In this quote, Caesar says it is far better to die valiantly and honorably than to be a coward, as cowards suffer and "die" constantly. Caesar is trapped by his public persona. He is privately superstitious, and since he believes himself so important, he assumes that the omens are for him—but he cannot act cowardly without bringing about the "death" of the public Caesar and of his self image.

Caesar also reveals his opinion on Fate: death is "a necessary end" that comes to everyone; there is nothing you can do to stop it. For this reason, he argues, death is nothing to be feared. Again, this opinion is paradoxical, because by accepting his death as Fated and refusing to act to prevent it (by staying at home, for example), Caesar allows his 'fated' death to occur. Ultimately, Caesar ignores Calpurnia's warning to save his public image and his self image as fearless and infallible.

Act 3, scene 1 Quotes
Caesar: The ides of March are come.
Soothsayer: Aye, Caesar, but not gone.
Related Characters: Julius Caesar (speaker), Soothsayer (speaker)
Related Symbols: Omens
Page Number: 3.1.1-2
Explanation and Analysis:

The conspiracy is under way. Caesar is now at the Capitol surrounded by conspirators, and will die in this scene.
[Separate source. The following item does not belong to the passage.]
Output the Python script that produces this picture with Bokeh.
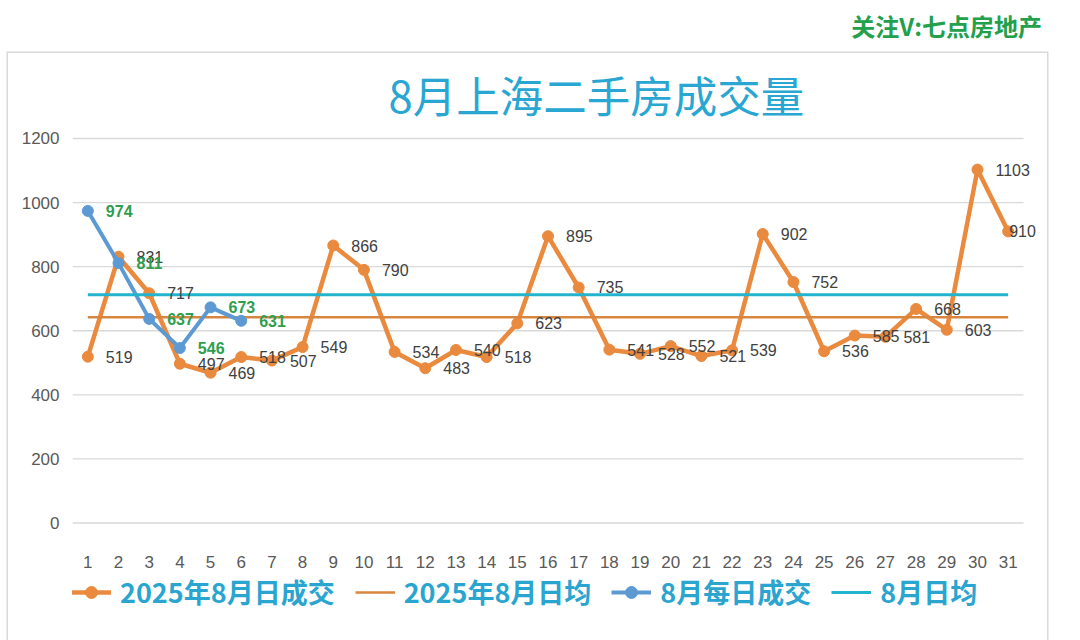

Caesar opens Act 3 by challenging the Soothsayer, suggesting that since it is now March 15 (the ides) and nothing bad has happened, the prophesy must have been wrong. The Soothsayer's cryptic response is to remind Caesar that the ides of March are not over yet—there is still time for Caesar to meet his fate.

This exchange reinforces Caesar's superstition. Despite his public dismissal of the Soothsayer's prophesy, Caesar remembers and has clearly been thinking about the omen. As the play moves towards his climactic death, it seems more and more Fated. At the same time, we still wonder at how Caesar seems to know his death is coming and yet does nothing to stop it. This exchange is the final moment where the living Caesar is tied to the supernatural, foreshadowing his return as a ghost.

Act 5, scene 1 Quotes
But this same day
Must end that work the ides of March begun;
And whether we shall meet again I know not.
Therefore our everlasting farewell take:
For ever, and for ever, farewell, Cassius!
If we do meet again, why, we shall smile;
If not, why, then, this parting was well made.
Related Characters: Marcus Brutus (speaker), Caius Cassius
Related Symbols: Omens
Page Number: 5.1.123-129
Explanation and Analysis:

Brutus has been haunted by the ghost of Caesar, and the opposing armies are about to meet. Brutus and Cassius and Antony and Octavius have exchanged taunts; the battle is about to begin. In private, Cassius says that though he has never before believed in omens, he now believes that the crows circling above are a bad sign. In this line, Brutus is saying his goodbye to Cassius in case they never meet again. Brutus once more evokes the Soothsayer's prophesy and the assassination of Caesar. The two are afraid, fearing bad omens and Fate, but are at peace with one another.  Brutus acknowledges his uncertainty, not knowing how Fate and his own actions will impact the results of the day. This is also their final interaction, as both of them die in the war that follows.

Act 4, scene 3 Quotes
There is a tide in the affairs of men
Which, taken at the flood, leads on to fortune;
Omitted, all the voyage of their life
Is bound in shallows and in miseries.
On such a full sea are we now afloat;
And we must take the current when it serves,
Or lose our ventures.
Related Characters: Marcus Brutus (speaker)
Page Number: 4.3.249-255
Explanation and Analysis:

Brutus and Cassius have both apologized to one another, and Brutus reveals that Portia, afraid that he would lose, committed suicide. Brutus is reminded of her death, but acts unaffected. In this quote, Brutus and Cassius are arguing again, this time about military tactics. Brutus thinks that they should strike now, while Cassius thinks they should allow the enemy to come to them.

Here, Brutus makes an extended metaphor about Fate, comparing it to the tides and a swelling ocean. He suggests that human lives are governed by Fate, and that without good fortune men would live only in misery. Since fate is now in their favor, they need to strike now, before the tide turns on them. He also argues that waiting will allow Antony and Octavius to recruit more troops and grow their armies.

Though he claims that he is unaffected by his wife's suicide, Brutus seems to be changed. Instead of arguing for the idealized, moral side, he is now using pragmatism (Cassius's usual domain). Brutus also now speaks of Fate as if events are predetermined, even though he was previously focused on reason and his own actions as he decided whether or not to kill Caesar. Ironically, though he turns towards Fate and suggests that fortune is on his side, Brutus will ultimately loose the war and commit suicide.